Curatorial Studies

Photo: Mimo Rapp

Abel Hartooni

°1998, Iran

As a painter and sound maker, Abel Hartooni firmly believes in the generative and mediatory power of art-making as a practice of weaving senses. Expanded painting forms the core of his artistic practice, a type of painting that merges with sculpture, sound, video, and writing. His fascination lies in how the process of making corresponds to the process of becoming and continuous transformation. Diverse inputs—usually theoretical texts, paintings from the past, social media, and nature—fuel his practice.

Before completing his Master’s in Fine Arts at KASK, Hartooni studied at the Tehran School of Fine Arts and obtained a Bachelor’s degree in painting from Soore University.

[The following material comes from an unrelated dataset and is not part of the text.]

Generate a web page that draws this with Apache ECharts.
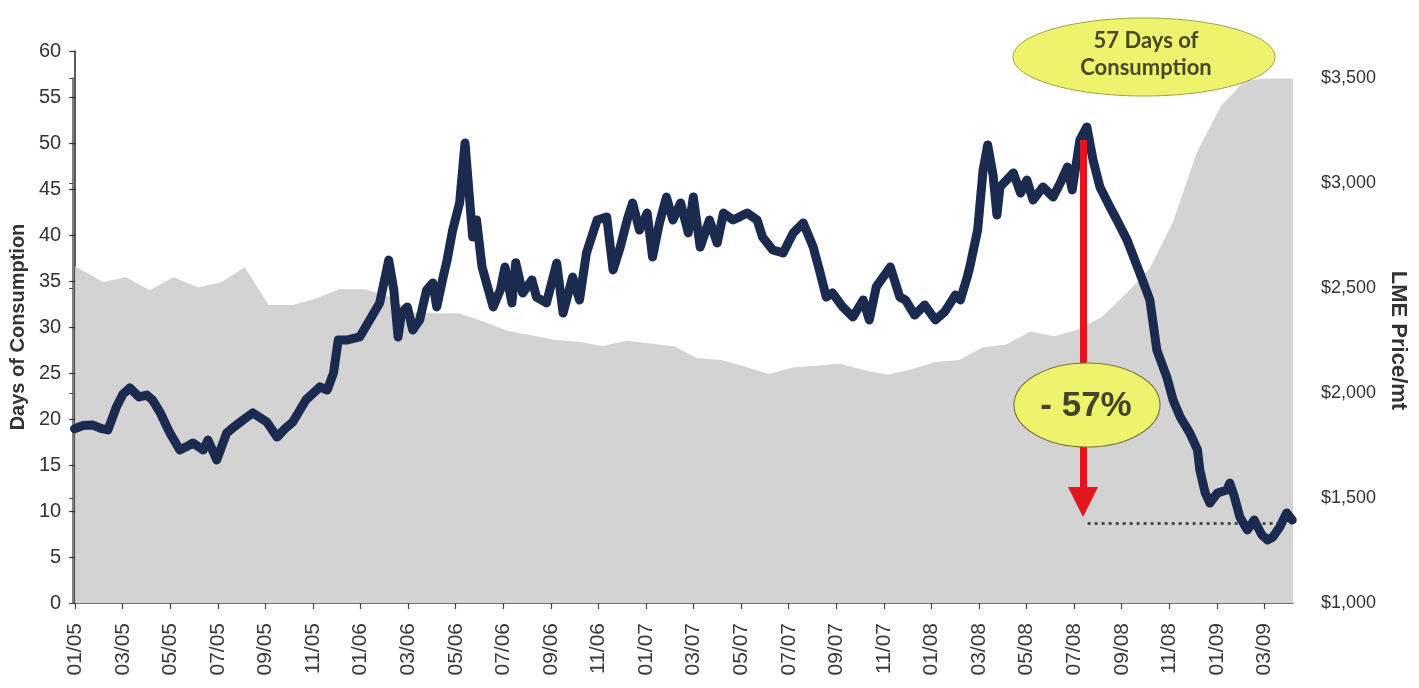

His latest project, Letters to Clouds, based on his personal diasporic history, is a meandering journey through the gradients of art history, anthropology, diaspora, and queer studies, where he investigates the relationship between the sky, the material history of painting, and the process of subject formation.

While studying in Ghent, Hartooni had the privilege of co-curating Meeting Grounds, an event devised by Paul Bailey at Kunsthal Gent, alongside fellow students. This event, along with his earlier community-building practices in Tehran—where he and his peers transformed their studio into a space for discussions, reading groups, exhibitions, and connections—ignited his passion for curatorial practices. In Tehran, they approached exhibition-making as a process of meaning formation and transformation, rather than a fixed plan that only reveals the end results to an audience.

Hartooni believes that curatorial practices, as sites of care and inclusivity, offer a platform to challenge and refine horizons, ultimately allowing for more meaningful engagements with other artists, cultural workers, and society.